**Written exercise:** Repeat exactly the lines running from the first line of the data to the line containing "40, 45, 50];", both ends included, and nothing else; drop the pictures.
---- Data lines
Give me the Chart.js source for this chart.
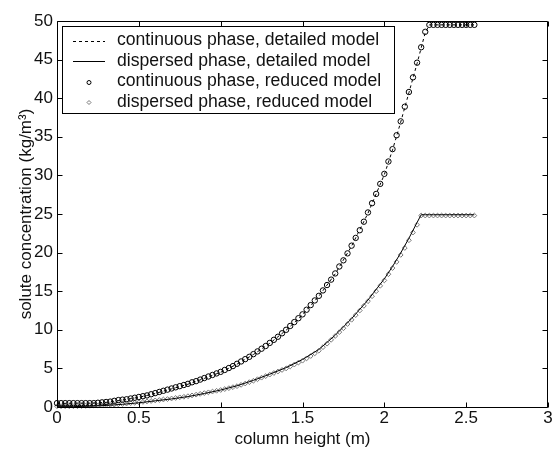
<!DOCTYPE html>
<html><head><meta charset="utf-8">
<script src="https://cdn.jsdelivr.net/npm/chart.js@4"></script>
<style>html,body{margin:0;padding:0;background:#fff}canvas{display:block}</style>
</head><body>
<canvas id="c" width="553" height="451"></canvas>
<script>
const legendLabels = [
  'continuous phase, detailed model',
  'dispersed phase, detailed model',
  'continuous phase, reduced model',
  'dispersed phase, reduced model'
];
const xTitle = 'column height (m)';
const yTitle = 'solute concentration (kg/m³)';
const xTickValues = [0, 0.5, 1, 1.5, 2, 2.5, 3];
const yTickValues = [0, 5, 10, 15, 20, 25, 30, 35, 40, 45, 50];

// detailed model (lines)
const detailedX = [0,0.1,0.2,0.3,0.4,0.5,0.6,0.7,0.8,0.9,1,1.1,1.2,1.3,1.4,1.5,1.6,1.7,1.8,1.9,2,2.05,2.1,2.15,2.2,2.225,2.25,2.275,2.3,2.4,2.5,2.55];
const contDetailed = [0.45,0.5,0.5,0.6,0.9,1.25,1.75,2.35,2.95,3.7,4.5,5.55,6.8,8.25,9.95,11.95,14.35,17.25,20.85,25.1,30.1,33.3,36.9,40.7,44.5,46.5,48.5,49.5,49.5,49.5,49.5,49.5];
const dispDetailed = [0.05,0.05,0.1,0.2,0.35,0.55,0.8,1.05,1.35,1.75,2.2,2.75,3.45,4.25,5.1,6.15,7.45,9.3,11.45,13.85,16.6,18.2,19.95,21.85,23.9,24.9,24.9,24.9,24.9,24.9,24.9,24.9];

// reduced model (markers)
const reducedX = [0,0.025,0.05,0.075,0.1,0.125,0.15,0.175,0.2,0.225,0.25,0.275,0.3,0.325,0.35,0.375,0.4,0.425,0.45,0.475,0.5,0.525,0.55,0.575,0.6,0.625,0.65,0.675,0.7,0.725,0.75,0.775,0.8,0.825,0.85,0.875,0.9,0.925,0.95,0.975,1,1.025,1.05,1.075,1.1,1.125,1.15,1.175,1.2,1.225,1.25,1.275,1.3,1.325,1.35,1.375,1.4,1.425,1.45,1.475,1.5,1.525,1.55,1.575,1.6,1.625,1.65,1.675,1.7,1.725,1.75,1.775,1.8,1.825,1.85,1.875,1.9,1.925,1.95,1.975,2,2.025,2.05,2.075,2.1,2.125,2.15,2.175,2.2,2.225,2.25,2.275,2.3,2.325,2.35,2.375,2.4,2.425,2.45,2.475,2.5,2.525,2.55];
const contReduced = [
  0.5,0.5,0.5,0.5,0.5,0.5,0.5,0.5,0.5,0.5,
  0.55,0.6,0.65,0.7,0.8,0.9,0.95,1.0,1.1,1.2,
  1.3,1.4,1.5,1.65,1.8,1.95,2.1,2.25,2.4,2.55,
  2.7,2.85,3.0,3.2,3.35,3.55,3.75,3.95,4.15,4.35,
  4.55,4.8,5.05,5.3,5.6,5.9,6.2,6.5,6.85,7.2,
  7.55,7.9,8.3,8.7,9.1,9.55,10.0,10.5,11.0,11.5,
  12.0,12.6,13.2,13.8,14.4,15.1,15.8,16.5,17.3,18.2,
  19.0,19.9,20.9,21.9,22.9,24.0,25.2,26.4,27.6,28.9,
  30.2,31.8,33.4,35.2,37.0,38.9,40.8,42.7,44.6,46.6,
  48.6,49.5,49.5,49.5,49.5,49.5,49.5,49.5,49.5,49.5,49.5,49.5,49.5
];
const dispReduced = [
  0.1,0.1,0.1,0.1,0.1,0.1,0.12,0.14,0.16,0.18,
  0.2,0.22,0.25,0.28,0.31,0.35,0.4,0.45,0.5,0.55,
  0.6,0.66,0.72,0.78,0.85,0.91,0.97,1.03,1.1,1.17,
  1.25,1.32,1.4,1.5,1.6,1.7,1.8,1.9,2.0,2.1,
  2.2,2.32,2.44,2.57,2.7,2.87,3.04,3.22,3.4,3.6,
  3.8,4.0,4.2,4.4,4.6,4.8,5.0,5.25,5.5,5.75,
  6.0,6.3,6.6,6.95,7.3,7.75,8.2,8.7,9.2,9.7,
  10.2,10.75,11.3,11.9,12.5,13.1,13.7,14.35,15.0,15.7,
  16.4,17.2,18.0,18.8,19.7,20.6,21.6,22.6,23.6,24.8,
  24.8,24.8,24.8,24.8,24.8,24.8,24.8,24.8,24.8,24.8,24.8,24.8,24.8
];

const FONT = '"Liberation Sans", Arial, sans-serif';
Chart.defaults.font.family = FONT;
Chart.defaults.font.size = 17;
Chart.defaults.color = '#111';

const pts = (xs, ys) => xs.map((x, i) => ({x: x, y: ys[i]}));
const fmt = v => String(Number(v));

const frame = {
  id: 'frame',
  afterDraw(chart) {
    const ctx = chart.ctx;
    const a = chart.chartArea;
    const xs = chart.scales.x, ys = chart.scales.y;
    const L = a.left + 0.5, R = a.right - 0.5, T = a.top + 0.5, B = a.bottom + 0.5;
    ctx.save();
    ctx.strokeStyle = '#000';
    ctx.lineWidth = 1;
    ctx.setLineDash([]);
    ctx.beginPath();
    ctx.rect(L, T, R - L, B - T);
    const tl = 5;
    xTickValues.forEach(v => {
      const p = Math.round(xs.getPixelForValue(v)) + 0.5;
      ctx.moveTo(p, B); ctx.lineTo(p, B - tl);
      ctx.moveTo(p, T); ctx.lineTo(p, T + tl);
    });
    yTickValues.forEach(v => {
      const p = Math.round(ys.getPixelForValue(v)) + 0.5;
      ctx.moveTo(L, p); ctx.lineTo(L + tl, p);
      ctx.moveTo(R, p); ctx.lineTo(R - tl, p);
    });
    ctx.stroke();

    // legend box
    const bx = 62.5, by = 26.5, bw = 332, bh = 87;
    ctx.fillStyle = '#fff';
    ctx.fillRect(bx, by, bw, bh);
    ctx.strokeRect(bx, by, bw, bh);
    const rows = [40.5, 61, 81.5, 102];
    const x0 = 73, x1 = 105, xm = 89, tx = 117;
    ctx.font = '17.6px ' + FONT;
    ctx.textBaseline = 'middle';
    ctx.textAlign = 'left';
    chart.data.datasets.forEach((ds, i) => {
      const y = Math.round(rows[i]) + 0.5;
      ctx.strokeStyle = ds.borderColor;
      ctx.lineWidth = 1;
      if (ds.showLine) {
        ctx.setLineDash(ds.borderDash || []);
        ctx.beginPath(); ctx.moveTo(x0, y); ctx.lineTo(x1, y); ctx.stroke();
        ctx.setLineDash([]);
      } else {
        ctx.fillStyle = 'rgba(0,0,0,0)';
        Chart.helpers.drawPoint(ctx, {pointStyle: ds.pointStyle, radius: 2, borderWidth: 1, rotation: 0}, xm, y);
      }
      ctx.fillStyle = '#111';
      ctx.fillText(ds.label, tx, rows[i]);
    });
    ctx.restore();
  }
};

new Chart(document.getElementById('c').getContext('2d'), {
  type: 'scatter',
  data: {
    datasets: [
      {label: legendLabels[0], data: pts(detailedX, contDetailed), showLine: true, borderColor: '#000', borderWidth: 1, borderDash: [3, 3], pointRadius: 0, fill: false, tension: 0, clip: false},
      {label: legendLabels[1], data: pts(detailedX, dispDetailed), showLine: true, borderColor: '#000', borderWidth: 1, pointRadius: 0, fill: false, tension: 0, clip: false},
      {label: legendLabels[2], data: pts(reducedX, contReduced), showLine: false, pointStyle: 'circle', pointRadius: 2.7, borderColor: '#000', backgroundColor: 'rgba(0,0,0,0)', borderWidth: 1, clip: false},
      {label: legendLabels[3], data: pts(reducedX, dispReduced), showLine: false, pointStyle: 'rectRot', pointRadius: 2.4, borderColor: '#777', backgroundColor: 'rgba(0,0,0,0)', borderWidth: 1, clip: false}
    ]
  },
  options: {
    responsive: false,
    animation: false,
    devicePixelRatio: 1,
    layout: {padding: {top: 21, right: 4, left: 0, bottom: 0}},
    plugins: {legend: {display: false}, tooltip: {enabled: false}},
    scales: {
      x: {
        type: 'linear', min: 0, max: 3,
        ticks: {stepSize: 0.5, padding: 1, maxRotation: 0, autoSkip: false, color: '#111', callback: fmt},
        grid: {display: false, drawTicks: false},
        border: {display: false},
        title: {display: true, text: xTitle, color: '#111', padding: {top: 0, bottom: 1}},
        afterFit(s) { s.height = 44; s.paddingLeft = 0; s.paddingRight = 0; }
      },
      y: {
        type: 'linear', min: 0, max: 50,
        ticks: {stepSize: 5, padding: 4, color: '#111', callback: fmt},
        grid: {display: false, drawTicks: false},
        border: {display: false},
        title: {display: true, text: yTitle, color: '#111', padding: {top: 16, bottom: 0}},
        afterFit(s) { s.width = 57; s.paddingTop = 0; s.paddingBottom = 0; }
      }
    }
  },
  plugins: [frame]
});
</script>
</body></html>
--------
**Task output:**
Give me the Chart.js source for this chart.
<!DOCTYPE html>
<html><head><meta charset="utf-8">
<script src="https://cdn.jsdelivr.net/npm/chart.js@4"></script>
<style>html,body{margin:0;padding:0;background:#fff}canvas{display:block}</style>
</head><body>
<canvas id="c" width="553" height="451"></canvas>
<script>
const legendLabels = [
  'continuous phase, detailed model',
  'dispersed phase, detailed model',
  'continuous phase, reduced model',
  'dispersed phase, reduced model'
];
const xTitle = 'column height (m)';
const yTitle = 'solute concentration (kg/m³)';
const xTickValues = [0, 0.5, 1, 1.5, 2, 2.5, 3];
const yTickValues = [0, 5, 10, 15, 20, 25, 30, 35, 40, 45, 50];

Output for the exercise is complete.